** Provided data **
- - -

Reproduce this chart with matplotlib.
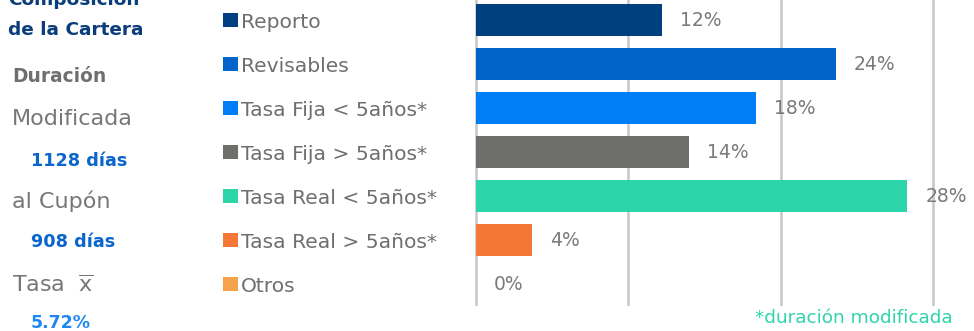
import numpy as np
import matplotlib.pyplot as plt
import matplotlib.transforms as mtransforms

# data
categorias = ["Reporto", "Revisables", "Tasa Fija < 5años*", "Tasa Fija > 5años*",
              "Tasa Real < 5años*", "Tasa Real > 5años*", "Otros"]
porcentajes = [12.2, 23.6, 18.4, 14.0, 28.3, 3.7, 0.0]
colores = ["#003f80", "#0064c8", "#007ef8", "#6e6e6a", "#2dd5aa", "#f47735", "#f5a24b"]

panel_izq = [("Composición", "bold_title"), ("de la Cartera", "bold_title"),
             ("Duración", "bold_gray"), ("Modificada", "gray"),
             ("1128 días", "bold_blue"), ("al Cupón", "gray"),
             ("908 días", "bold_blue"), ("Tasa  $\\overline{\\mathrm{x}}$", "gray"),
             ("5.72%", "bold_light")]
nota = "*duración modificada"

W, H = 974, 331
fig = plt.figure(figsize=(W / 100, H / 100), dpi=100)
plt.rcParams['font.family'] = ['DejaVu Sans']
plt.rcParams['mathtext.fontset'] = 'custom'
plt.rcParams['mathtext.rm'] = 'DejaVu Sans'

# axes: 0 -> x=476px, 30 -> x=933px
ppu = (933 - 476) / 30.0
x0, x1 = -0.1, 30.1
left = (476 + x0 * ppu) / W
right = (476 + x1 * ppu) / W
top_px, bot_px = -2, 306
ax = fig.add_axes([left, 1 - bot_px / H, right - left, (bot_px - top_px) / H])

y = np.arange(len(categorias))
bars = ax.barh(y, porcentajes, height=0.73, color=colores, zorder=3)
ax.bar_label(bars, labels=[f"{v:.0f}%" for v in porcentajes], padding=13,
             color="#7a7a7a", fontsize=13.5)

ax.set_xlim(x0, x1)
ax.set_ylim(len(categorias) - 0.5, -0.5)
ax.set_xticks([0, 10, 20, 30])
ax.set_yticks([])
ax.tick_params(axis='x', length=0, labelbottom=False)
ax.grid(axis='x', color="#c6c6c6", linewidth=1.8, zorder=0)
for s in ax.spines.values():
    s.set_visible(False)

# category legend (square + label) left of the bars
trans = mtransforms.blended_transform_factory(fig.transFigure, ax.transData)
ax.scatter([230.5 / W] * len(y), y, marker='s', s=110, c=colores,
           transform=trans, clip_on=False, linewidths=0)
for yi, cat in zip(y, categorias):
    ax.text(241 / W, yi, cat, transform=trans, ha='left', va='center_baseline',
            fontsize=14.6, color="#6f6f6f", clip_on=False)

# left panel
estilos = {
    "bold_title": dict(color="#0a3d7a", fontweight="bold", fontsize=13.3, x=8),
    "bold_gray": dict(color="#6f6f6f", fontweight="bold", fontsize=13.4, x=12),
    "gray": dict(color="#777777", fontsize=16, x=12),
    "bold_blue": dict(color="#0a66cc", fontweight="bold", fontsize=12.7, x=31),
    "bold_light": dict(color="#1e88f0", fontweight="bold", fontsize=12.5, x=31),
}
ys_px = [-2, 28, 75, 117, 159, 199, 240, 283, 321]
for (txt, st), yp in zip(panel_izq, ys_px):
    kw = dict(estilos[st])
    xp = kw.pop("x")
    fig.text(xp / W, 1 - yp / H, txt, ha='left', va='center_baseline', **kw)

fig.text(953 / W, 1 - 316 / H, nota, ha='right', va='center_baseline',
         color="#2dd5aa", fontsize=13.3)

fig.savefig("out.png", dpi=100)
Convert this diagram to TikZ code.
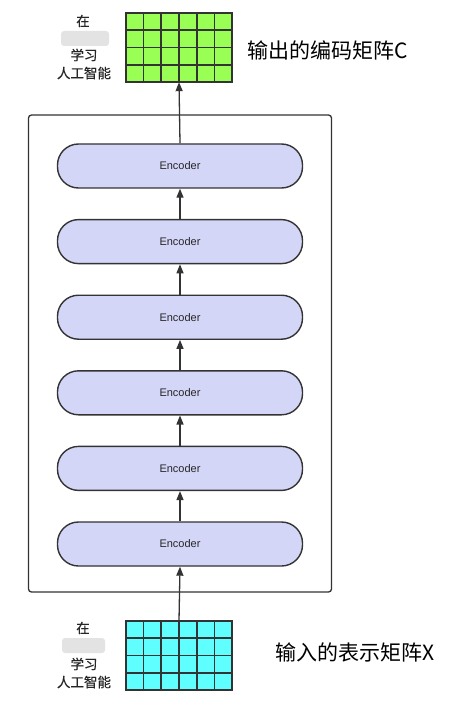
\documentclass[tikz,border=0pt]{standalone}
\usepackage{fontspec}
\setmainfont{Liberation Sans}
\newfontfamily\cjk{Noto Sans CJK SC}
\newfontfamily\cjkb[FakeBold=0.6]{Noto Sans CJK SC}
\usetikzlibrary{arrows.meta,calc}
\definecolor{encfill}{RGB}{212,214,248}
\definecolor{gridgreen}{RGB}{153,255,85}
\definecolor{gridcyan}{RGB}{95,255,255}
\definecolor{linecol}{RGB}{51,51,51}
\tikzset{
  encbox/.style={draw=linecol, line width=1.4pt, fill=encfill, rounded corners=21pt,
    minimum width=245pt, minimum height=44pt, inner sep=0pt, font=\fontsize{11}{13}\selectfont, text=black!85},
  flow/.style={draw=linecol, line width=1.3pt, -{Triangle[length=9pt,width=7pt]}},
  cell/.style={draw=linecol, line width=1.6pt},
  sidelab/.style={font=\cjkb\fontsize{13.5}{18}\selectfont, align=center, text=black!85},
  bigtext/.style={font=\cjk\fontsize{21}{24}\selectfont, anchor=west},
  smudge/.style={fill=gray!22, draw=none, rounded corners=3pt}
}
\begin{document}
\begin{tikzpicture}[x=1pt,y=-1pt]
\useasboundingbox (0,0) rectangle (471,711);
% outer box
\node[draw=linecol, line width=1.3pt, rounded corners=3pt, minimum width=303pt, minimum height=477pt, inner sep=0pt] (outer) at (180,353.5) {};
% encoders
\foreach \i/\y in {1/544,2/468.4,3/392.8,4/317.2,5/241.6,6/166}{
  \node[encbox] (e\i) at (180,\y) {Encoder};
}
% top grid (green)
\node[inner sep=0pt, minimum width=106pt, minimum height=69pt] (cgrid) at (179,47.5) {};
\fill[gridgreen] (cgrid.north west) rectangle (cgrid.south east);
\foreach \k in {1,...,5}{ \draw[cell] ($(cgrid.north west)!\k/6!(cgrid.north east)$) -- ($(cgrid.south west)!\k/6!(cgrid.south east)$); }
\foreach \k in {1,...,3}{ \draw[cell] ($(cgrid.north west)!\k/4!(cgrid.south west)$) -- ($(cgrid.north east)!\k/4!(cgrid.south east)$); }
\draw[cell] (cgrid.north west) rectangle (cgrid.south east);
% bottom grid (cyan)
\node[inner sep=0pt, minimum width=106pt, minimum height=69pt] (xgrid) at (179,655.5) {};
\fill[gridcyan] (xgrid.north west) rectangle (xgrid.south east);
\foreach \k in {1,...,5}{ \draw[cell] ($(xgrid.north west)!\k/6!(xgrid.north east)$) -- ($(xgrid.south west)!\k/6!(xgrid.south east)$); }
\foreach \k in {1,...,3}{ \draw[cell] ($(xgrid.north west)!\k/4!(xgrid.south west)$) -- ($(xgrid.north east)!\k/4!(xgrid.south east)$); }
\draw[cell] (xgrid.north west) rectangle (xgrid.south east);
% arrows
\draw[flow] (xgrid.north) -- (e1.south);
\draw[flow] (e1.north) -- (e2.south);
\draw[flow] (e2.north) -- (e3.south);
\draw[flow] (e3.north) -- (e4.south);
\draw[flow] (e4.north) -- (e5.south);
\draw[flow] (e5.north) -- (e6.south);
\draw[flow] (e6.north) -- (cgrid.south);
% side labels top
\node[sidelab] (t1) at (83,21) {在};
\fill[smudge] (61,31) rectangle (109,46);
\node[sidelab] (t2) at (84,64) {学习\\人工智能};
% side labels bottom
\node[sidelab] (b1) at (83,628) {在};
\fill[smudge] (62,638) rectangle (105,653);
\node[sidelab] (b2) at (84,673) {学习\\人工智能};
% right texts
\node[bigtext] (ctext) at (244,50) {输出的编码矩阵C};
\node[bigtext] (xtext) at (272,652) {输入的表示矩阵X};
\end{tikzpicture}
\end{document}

- - -

** Exercise details **
Begin at the first line of the material and copy each line exactly through the one containing "s.set_visible(False)". Omit pictures.

** Answer to this problem **
Reproduce this chart with matplotlib.
import numpy as np
import matplotlib.pyplot as plt
import matplotlib.transforms as mtransforms

# data
categorias = ["Reporto", "Revisables", "Tasa Fija < 5años*", "Tasa Fija > 5años*",
              "Tasa Real < 5años*", "Tasa Real > 5años*", "Otros"]
porcentajes = [12.2, 23.6, 18.4, 14.0, 28.3, 3.7, 0.0]
colores = ["#003f80", "#0064c8", "#007ef8", "#6e6e6a", "#2dd5aa", "#f47735", "#f5a24b"]

panel_izq = [("Composición", "bold_title"), ("de la Cartera", "bold_title"),
             ("Duración", "bold_gray"), ("Modificada", "gray"),
             ("1128 días", "bold_blue"), ("al Cupón", "gray"),
             ("908 días", "bold_blue"), ("Tasa  $\\overline{\\mathrm{x}}$", "gray"),
             ("5.72%", "bold_light")]
nota = "*duración modificada"

W, H = 974, 331
fig = plt.figure(figsize=(W / 100, H / 100), dpi=100)
plt.rcParams['font.family'] = ['DejaVu Sans']
plt.rcParams['mathtext.fontset'] = 'custom'
plt.rcParams['mathtext.rm'] = 'DejaVu Sans'

# axes: 0 -> x=476px, 30 -> x=933px
ppu = (933 - 476) / 30.0
x0, x1 = -0.1, 30.1
left = (476 + x0 * ppu) / W
right = (476 + x1 * ppu) / W
top_px, bot_px = -2, 306
ax = fig.add_axes([left, 1 - bot_px / H, right - left, (bot_px - top_px) / H])

y = np.arange(len(categorias))
bars = ax.barh(y, porcentajes, height=0.73, color=colores, zorder=3)
ax.bar_label(bars, labels=[f"{v:.0f}%" for v in porcentajes], padding=13,
             color="#7a7a7a", fontsize=13.5)

ax.set_xlim(x0, x1)
ax.set_ylim(len(categorias) - 0.5, -0.5)
ax.set_xticks([0, 10, 20, 30])
ax.set_yticks([])
ax.tick_params(axis='x', length=0, labelbottom=False)
ax.grid(axis='x', color="#c6c6c6", linewidth=1.8, zorder=0)
for s in ax.spines.values():
    s.set_visible(False)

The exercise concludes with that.